Either ol’ Robbo is getting more efficient in his yard work or else I’ve finally moved the goalposts sufficiently, but I find that I’m getting a heck of a lot done out in the grounds of Port Swiller Manor this year.  Here it is the end of May and I’ve got the garden thoroughly under control weed-wise and the lawn up to date, with time left over to get at some other projects that have hung fire for a while.

One of these is the lone pine tree in a yard otherwise given over to a fringe of maple and oak.  It’s something between fifty and sixty feet tall and has been the source of greens for my Advent and Christmas table wreaths for years.

Two or three years back, however, I noticed that the lower limbs of the thing were starting to look aged and worn out, losing their needles and starting to die off.  I don’t know if this is just a thing with pine trees, whether the ivy that was starting to work its way up the trunk was somehow choking them off, or if some other ailment was involved.

This weekend, deciding that the thing was getting decidedly ratty in the knickers, I determined to go out and do something about cleaning it up.  So I pulled out my trusty little hand saw and, starting low, proceeded to start lopping off dead limbs.  (I also yanked the ivy, just in case.)  For each, I left a short stump protruding from the trunk, in part because the diameters were a bit smaller several inches out and I’m not as young as I used to be, and in part because I recognized that they would make an excellent ladder by which to get myself to the ones higher up.  The top dead branches were maybe twelve to fifteen feet above the ground.

Now I must sidestep here for just a second.  For those of you who don’t know, ol’ Robbo’s chief physical defect is his very bad eyesight.  (We’ve no space to go into his mental defects here, which are Legion, and anyway they’re beside the point.)  I’ve worn corrective lenses since third grade.  My sight is so feeble now that my fingers go blurry five inches from my face.   Things farther than a few feet away are mere colored blobs.  It’s that bad.

Normally, I wear contacts.  But on the weekends, unless I’m corralled into some kind of social event or off to Mass, I usually give my eyes a rest and wear my glasses.  Despite all the sooper-modern lens-thinning technology, these are right coke bottle bottoms.  If they’d have been made the old-fashioned way, they’d probably break the bridge of my nose.

So any road, there I was, about fifteen feet up the tree, busily sawing away at a limb with one hand while clinging to another with the other hand, when my glasses, spotting an opportunity, decided to make a bolt for it and fell off my face.

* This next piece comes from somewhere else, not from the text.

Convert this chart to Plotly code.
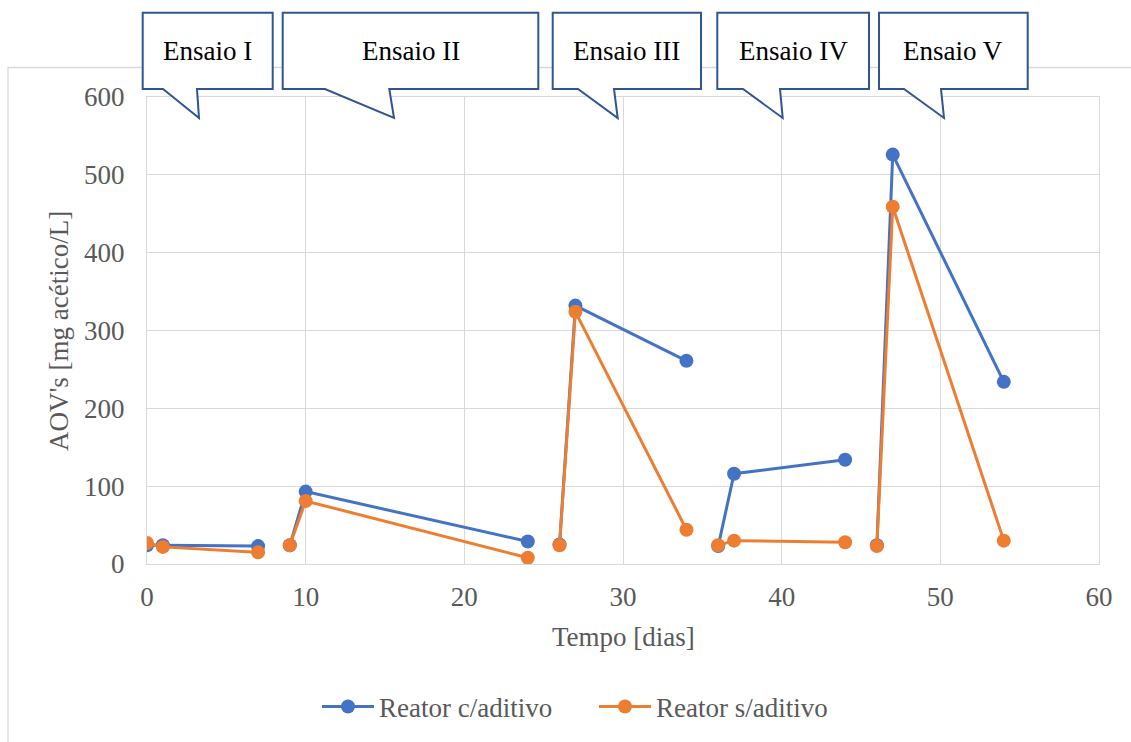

I’ve had them fall off before, of course, but never in a situation quite like this one.  It’s wonderfully humbling, a gentle reminder of how frail and fragile we really are.

As I slowly made my way down, largely by the Braille method, all sorts of thoughts about Ma Nature’s ways of dealing with the old, the hurt and the sick wandered through my brain.  I had visions of being easy meat for a velociraptor or a sabre-toothed tiger, an Iroquois scalp-hunter or a mugger.  And this was just in a suburban yard.  I can’t imagine what it would have felt like had I been in some inner-city hell hole or on a cliff-face or in the middle of the Serengeti or at sea.

Anyhoo, I eventually got myself down in one piece and, after scrabbling about in the undergrowth for a bit, found the damned things.  Slapping them back on, I quickly looked round to make sure there were no inbound red toothes or claws and then got on with the job.